--- SUPPLIED INFORMATION ---

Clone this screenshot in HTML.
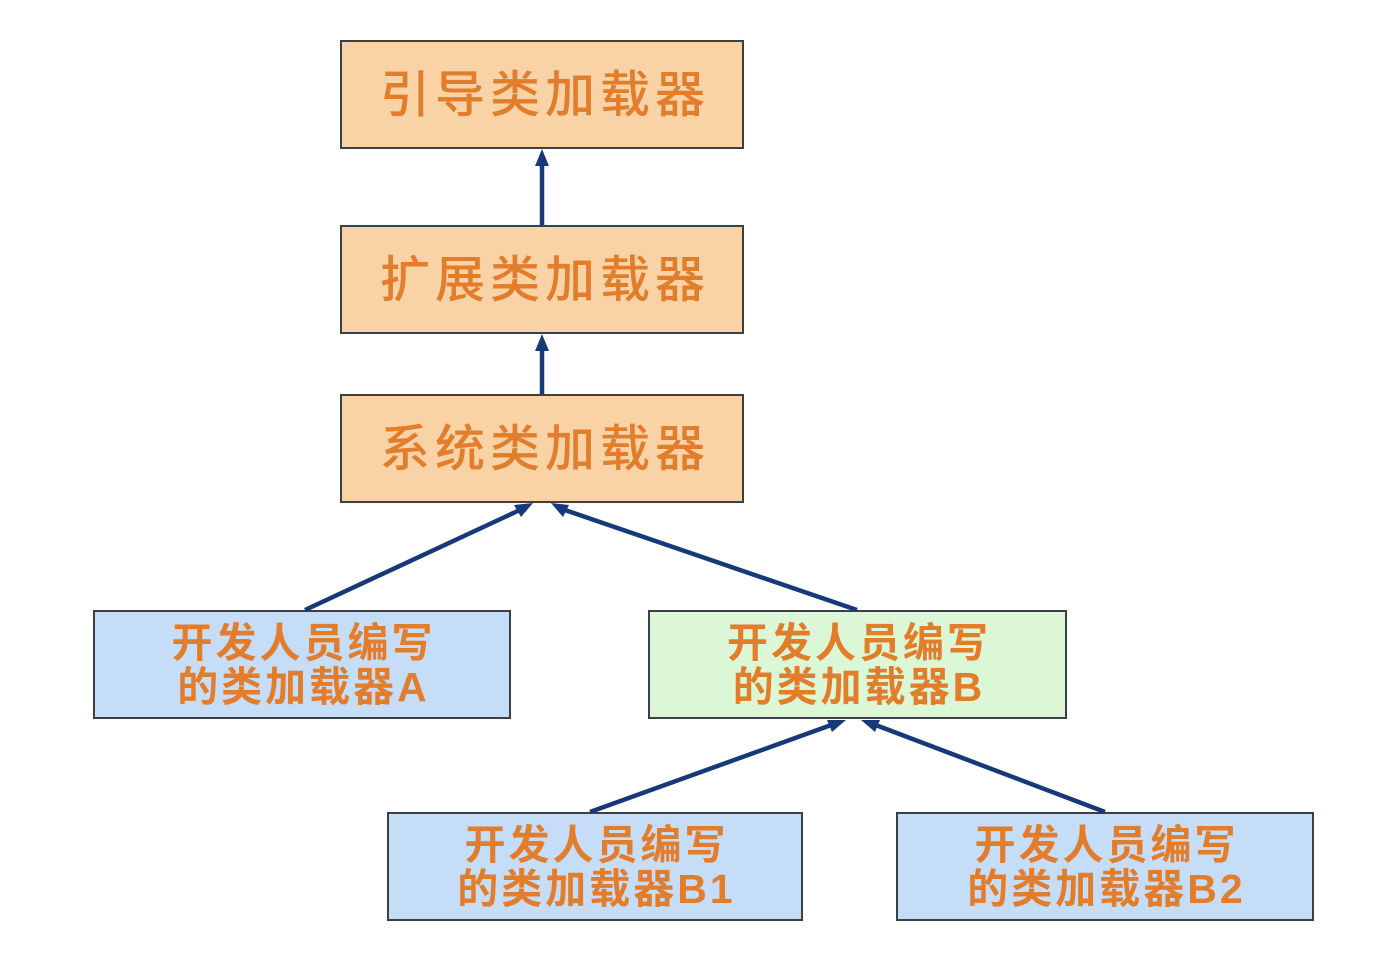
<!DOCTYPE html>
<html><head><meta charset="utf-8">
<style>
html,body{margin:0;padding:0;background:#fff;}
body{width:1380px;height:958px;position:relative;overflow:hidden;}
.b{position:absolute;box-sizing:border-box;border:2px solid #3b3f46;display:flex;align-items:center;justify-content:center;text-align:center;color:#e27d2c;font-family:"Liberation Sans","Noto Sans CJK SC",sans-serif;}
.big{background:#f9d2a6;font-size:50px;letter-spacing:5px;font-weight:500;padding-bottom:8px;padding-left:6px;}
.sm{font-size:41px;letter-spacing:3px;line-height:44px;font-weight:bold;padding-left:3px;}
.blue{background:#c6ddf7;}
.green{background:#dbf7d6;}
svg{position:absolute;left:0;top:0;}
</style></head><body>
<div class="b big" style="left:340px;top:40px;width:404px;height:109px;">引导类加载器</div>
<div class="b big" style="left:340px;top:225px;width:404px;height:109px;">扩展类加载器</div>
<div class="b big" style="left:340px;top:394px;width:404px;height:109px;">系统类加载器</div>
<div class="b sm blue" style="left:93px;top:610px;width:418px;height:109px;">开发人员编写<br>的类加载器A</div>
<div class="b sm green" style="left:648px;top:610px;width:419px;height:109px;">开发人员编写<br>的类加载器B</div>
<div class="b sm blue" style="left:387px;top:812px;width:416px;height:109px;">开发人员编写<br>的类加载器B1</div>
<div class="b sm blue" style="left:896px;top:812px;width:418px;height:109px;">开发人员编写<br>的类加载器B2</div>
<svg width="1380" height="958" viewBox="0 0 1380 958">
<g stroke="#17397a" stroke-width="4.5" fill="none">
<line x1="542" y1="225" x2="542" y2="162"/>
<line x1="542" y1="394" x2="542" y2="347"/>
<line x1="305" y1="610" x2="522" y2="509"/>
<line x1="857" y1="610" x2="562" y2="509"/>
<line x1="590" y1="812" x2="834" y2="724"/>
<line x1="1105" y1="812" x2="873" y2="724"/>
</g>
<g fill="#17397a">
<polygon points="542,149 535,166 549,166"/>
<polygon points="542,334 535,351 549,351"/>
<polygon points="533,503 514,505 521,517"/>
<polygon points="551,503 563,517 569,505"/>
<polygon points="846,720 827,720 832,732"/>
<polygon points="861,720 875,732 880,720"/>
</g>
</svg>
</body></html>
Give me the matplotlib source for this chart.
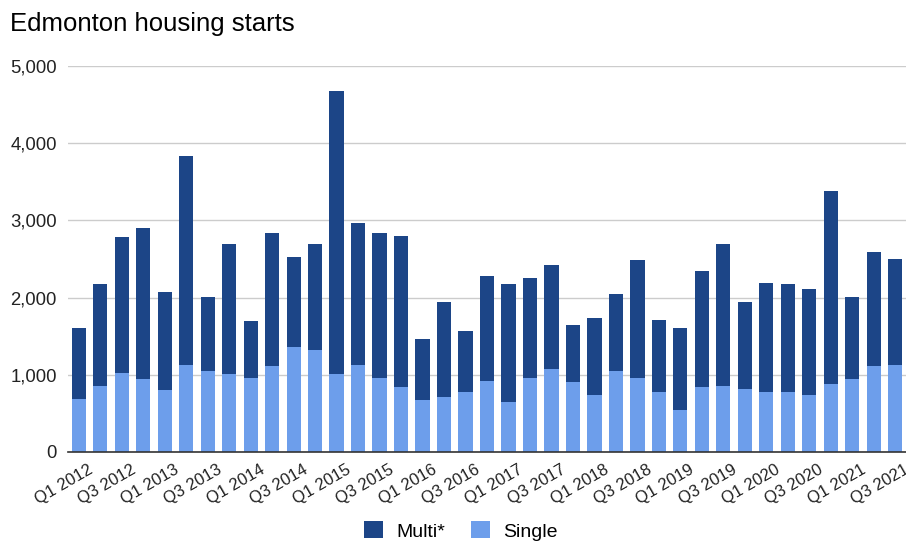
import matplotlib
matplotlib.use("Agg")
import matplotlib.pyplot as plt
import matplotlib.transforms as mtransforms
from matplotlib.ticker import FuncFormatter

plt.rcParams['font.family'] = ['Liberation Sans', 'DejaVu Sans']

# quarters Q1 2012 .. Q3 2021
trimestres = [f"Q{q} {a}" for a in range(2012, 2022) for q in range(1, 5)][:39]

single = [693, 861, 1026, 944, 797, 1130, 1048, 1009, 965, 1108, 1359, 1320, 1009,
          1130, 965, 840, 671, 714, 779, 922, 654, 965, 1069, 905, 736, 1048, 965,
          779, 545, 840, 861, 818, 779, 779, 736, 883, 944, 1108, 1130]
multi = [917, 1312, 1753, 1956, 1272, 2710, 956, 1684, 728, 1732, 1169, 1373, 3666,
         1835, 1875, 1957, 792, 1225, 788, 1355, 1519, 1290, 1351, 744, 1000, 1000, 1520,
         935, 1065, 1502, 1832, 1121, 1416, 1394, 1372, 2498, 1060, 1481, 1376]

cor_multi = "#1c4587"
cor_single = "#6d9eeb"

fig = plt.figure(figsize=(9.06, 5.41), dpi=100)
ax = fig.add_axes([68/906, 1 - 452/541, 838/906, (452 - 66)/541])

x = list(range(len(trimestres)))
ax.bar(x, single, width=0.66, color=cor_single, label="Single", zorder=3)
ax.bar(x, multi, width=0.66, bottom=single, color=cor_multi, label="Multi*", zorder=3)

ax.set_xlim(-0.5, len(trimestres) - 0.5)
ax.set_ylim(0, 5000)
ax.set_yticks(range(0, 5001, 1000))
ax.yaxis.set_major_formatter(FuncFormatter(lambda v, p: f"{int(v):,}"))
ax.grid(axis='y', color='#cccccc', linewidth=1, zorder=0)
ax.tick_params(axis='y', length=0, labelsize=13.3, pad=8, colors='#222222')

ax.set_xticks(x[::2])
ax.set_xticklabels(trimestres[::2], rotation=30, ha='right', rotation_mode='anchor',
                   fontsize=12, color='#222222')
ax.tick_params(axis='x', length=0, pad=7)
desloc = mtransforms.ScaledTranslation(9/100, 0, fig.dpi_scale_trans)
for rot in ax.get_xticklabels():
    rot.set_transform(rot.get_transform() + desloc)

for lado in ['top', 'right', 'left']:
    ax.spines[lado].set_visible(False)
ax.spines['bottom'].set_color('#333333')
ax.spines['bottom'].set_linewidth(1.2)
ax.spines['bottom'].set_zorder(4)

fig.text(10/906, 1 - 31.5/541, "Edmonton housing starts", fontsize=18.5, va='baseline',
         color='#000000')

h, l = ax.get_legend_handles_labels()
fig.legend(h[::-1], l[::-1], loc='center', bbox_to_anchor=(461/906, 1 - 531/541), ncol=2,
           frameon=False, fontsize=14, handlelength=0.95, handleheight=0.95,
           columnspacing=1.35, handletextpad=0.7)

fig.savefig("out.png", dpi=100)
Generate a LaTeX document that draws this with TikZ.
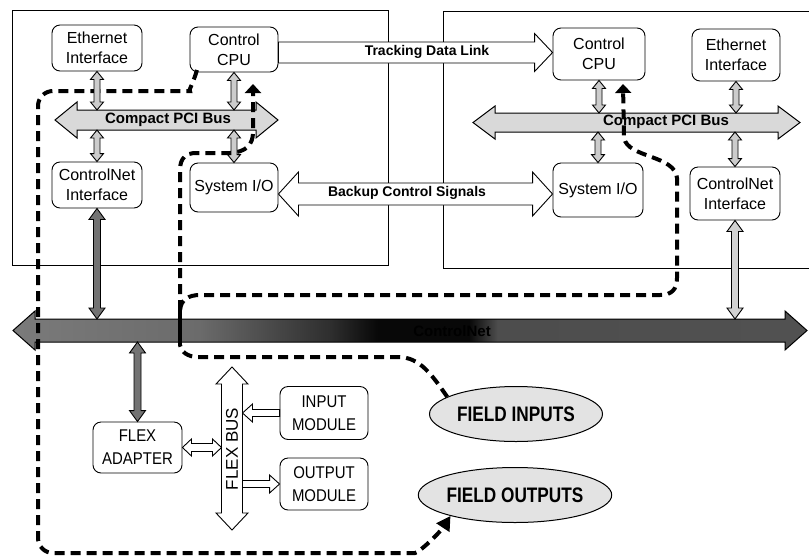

---

WHAT YOU NEED TO DO
Transcribe the records above exactly as they appear, leaving out any pictures.

SOLUTION FOR THIS EXERCISE
Clone this screenshot in HTML.
<!DOCTYPE html>
<html><head><meta charset="utf-8">
<style>
html,body{margin:0;padding:0;background:#fff;}
body{width:1380px;height:958px;position:relative;overflow:hidden;}
.b{position:absolute;box-sizing:border-box;border:2px solid #3b3f46;display:flex;align-items:center;justify-content:center;text-align:center;color:#e27d2c;font-family:"Liberation Sans","Noto Sans CJK SC",sans-serif;}
.big{background:#f9d2a6;font-size:50px;letter-spacing:5px;font-weight:500;padding-bottom:8px;padding-left:6px;}
.sm{font-size:41px;letter-spacing:3px;line-height:44px;font-weight:bold;padding-left:3px;}
.blue{background:#c6ddf7;}
.green{background:#dbf7d6;}
svg{position:absolute;left:0;top:0;}
</style></head><body>
<div class="b big" style="left:340px;top:40px;width:404px;height:109px;">引导类加载器</div>
<div class="b big" style="left:340px;top:225px;width:404px;height:109px;">扩展类加载器</div>
<div class="b big" style="left:340px;top:394px;width:404px;height:109px;">系统类加载器</div>
<div class="b sm blue" style="left:93px;top:610px;width:418px;height:109px;">开发人员编写<br>的类加载器A</div>
<div class="b sm green" style="left:648px;top:610px;width:419px;height:109px;">开发人员编写<br>的类加载器B</div>
<div class="b sm blue" style="left:387px;top:812px;width:416px;height:109px;">开发人员编写<br>的类加载器B1</div>
<div class="b sm blue" style="left:896px;top:812px;width:418px;height:109px;">开发人员编写<br>的类加载器B2</div>
<svg width="1380" height="958" viewBox="0 0 1380 958">
<g stroke="#17397a" stroke-width="4.5" fill="none">
<line x1="542" y1="225" x2="542" y2="162"/>
<line x1="542" y1="394" x2="542" y2="347"/>
<line x1="305" y1="610" x2="522" y2="509"/>
<line x1="857" y1="610" x2="562" y2="509"/>
<line x1="590" y1="812" x2="834" y2="724"/>
<line x1="1105" y1="812" x2="873" y2="724"/>
</g>
<g fill="#17397a">
<polygon points="542,149 535,166 549,166"/>
<polygon points="542,334 535,351 549,351"/>
<polygon points="533,503 514,505 521,517"/>
<polygon points="551,503 563,517 569,505"/>
<polygon points="846,720 827,720 832,732"/>
<polygon points="861,720 875,732 880,720"/>
</g>
</svg>
</body></html>
Give me the matplotlib source for this chart.
import matplotlib
matplotlib.use("Agg")
import matplotlib.pyplot as plt
import matplotlib.transforms as mtransforms
from matplotlib.ticker import FuncFormatter

plt.rcParams['font.family'] = ['Liberation Sans', 'DejaVu Sans']

# quarters Q1 2012 .. Q3 2021
trimestres = [f"Q{q} {a}" for a in range(2012, 2022) for q in range(1, 5)][:39]

single = [693, 861, 1026, 944, 797, 1130, 1048, 1009, 965, 1108, 1359, 1320, 1009,
          1130, 965, 840, 671, 714, 779, 922, 654, 965, 1069, 905, 736, 1048, 965,
          779, 545, 840, 861, 818, 779, 779, 736, 883, 944, 1108, 1130]
multi = [917, 1312, 1753, 1956, 1272, 2710, 956, 1684, 728, 1732, 1169, 1373, 3666,
         1835, 1875, 1957, 792, 1225, 788, 1355, 1519, 1290, 1351, 744, 1000, 1000, 1520,
         935, 1065, 1502, 1832, 1121, 1416, 1394, 1372, 2498, 1060, 1481, 1376]

cor_multi = "#1c4587"
cor_single = "#6d9eeb"

fig = plt.figure(figsize=(9.06, 5.41), dpi=100)
ax = fig.add_axes([68/906, 1 - 452/541, 838/906, (452 - 66)/541])

x = list(range(len(trimestres)))
ax.bar(x, single, width=0.66, color=cor_single, label="Single", zorder=3)
ax.bar(x, multi, width=0.66, bottom=single, color=cor_multi, label="Multi*", zorder=3)

ax.set_xlim(-0.5, len(trimestres) - 0.5)
ax.set_ylim(0, 5000)
ax.set_yticks(range(0, 5001, 1000))
ax.yaxis.set_major_formatter(FuncFormatter(lambda v, p: f"{int(v):,}"))
ax.grid(axis='y', color='#cccccc', linewidth=1, zorder=0)
ax.tick_params(axis='y', length=0, labelsize=13.3, pad=8, colors='#222222')

ax.set_xticks(x[::2])
ax.set_xticklabels(trimestres[::2], rotation=30, ha='right', rotation_mode='anchor',
                   fontsize=12, color='#222222')
ax.tick_params(axis='x', length=0, pad=7)
desloc = mtransforms.ScaledTranslation(9/100, 0, fig.dpi_scale_trans)
for rot in ax.get_xticklabels():
    rot.set_transform(rot.get_transform() + desloc)

for lado in ['top', 'right', 'left']:
    ax.spines[lado].set_visible(False)
ax.spines['bottom'].set_color('#333333')
ax.spines['bottom'].set_linewidth(1.2)
ax.spines['bottom'].set_zorder(4)

fig.text(10/906, 1 - 31.5/541, "Edmonton housing starts", fontsize=18.5, va='baseline',
         color='#000000')

h, l = ax.get_legend_handles_labels()
fig.legend(h[::-1], l[::-1], loc='center', bbox_to_anchor=(461/906, 1 - 531/541), ncol=2,
           frameon=False, fontsize=14, handlelength=0.95, handleheight=0.95,
           columnspacing=1.35, handletextpad=0.7)

fig.savefig("out.png", dpi=100)
Generate a LaTeX document that draws this with TikZ.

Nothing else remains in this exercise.